When central bank rates drop, folks can get cheap credit, and are likely to increase their consumption of goods and services, which in turn means that an upwards pressure is exerted on prices, causing them to rise (and thus price inflation), or to fall more slowly than otherwise (heading off a recession/deflation, like has happened in many countries post 2007/8, and even longer in Japan).(3 votes)
- I think we can talk about real interest rate (discounting inflation) and nominal interest rate. With that assumption, i thought that the real interest rate were simply calculated by substrating the inflation value to the nominal interest rate.
How come that with the example given in the video the result is 7,8% and not 8% (real interest rate = nominal interest rate - inflation rate => 8 = 10 - 2)?(2 votes)
- The calculation r = R - i. Where r = real return, R = nominal return and i = inflation rate. Is actually an approximation of the mathematically correct Fisher Equation: 1 + r = (1+R) / (1+i).(5 votes)
- Wouldn't it be more practical to measure the output of an economy in goods produced/sold and not in money value?(1 vote)
- And that also doesn't take into account non-good services, and considering a significant portion of most economies is the service sector, that's not the most practical option.(6 votes)
- what is nominal money and real money? Can you give some examples of real money?(1 vote)
- Nominal money is the actual amount of money you have at a given moment without taking into account inflation. People use Real Money to take into account the change in price level.(5 votes)
- How did he get 102 from 2% .(1 vote)
- This was very helpful. However, I have a small doubt. This was for a cashflow of 1 year. Say we have a $100 investment which we held for 5 years. It's given us a CAGR of 10%. Say the average inflation rate during those 5 years is 5%. How would I calculate my real rate of return then ?(1 vote)
- lnflation measures change in
(A) Absolute prices
(B) Relative prices
(C) Both absolute and relative prices
(D) All of the above(0 votes)
- A - absolute prices. Inflation is basically looking at "how much does this cost now?" and "how much did this cost back in X year?" and doing the math to see the variance.(2 votes)
- so the nominal return equals return money / previous year and real return equals to return money / today. is it right?(0 votes)
Nominal return = (Interest Earned in today's money)/(Principal Invested in the previous year)
Real Return = (Interest Earned in today's money)/(Principal Invested in today's money)(1 vote)

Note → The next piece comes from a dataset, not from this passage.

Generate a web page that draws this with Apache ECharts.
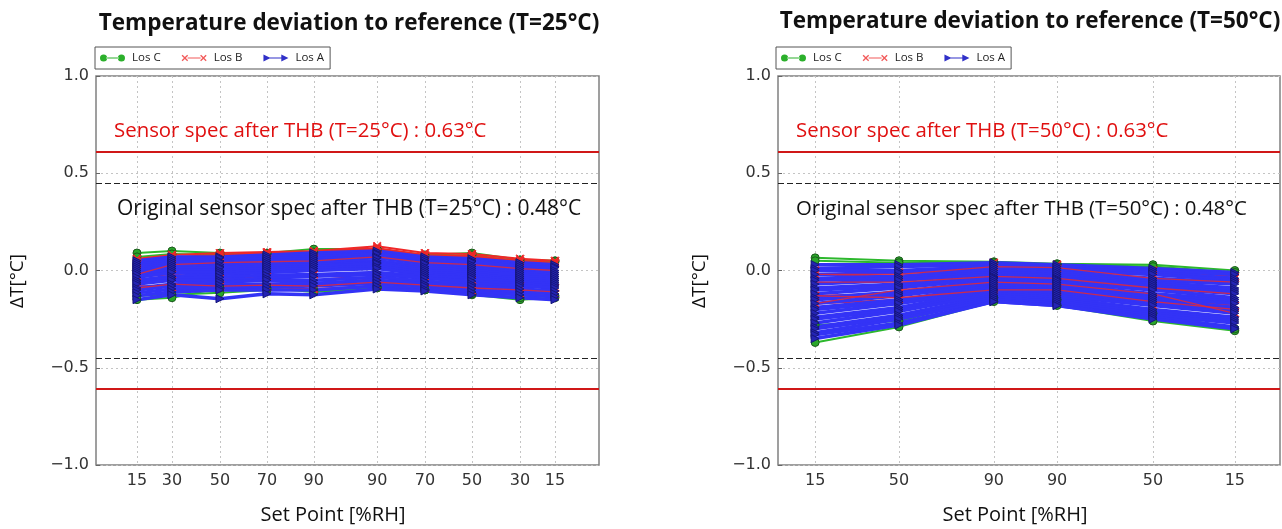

Let's say last year I put $100 into some type savings account in a bank. So this is a year ago. And that now today, exactly one year later, that $100 has grown to $110. So this is now. So if you look at things just in the absolute dollar terms, things have grown by $10. So I made $10 off of an original $100 investment. So I got a 10% return. But what I want to think about is does this really capture how much more I can buy with this $110 than I could buy with that $100 before. Can I really by 10% more goods and services today than I could a year ago? And to think about that, let's think about a hypothetical inflation rate from last year to this year. So let's say that the inflation ended up being 2% between a year ago and today. If that's the case, what is $100 a year ago in today's money? Well, if inflation was 2%, then $100 a year ago would buy you the same stuff that $102 would buy you today. So it would be $102. So what is the dollar return in today's money, the current purchasing power? Well, we're getting $110. And we invested in today's money $102. If we look at it from today's terms, we invested something that gives us the same purchasing power as $102 today. And now it's giving us a purchasing power of $110. So we've gotten $8 more of purchasing power in today's money. So what is the actual real return? And we can do it in today's money. And you could do it either way. You could discount the 110 back to a year ago money and figure out the real return there, and figure out the product actual dollar return, and do the calculation. Or you can do it in today's money. And maybe I'll do it the previous way in the next video. But the real return is we made $8 over the course of the year in today's money. And what we originally invested in today's money was $102. And so we get our calculator out. 8 divided by 102 is 7.8%. So this is equal to 7.8%. So even though the nominal return, if we just look at what we got in exchange for what we invested, even though the nominal return was 10%, because there was 2% inflation our actual purchasing power only increased by 7.8%.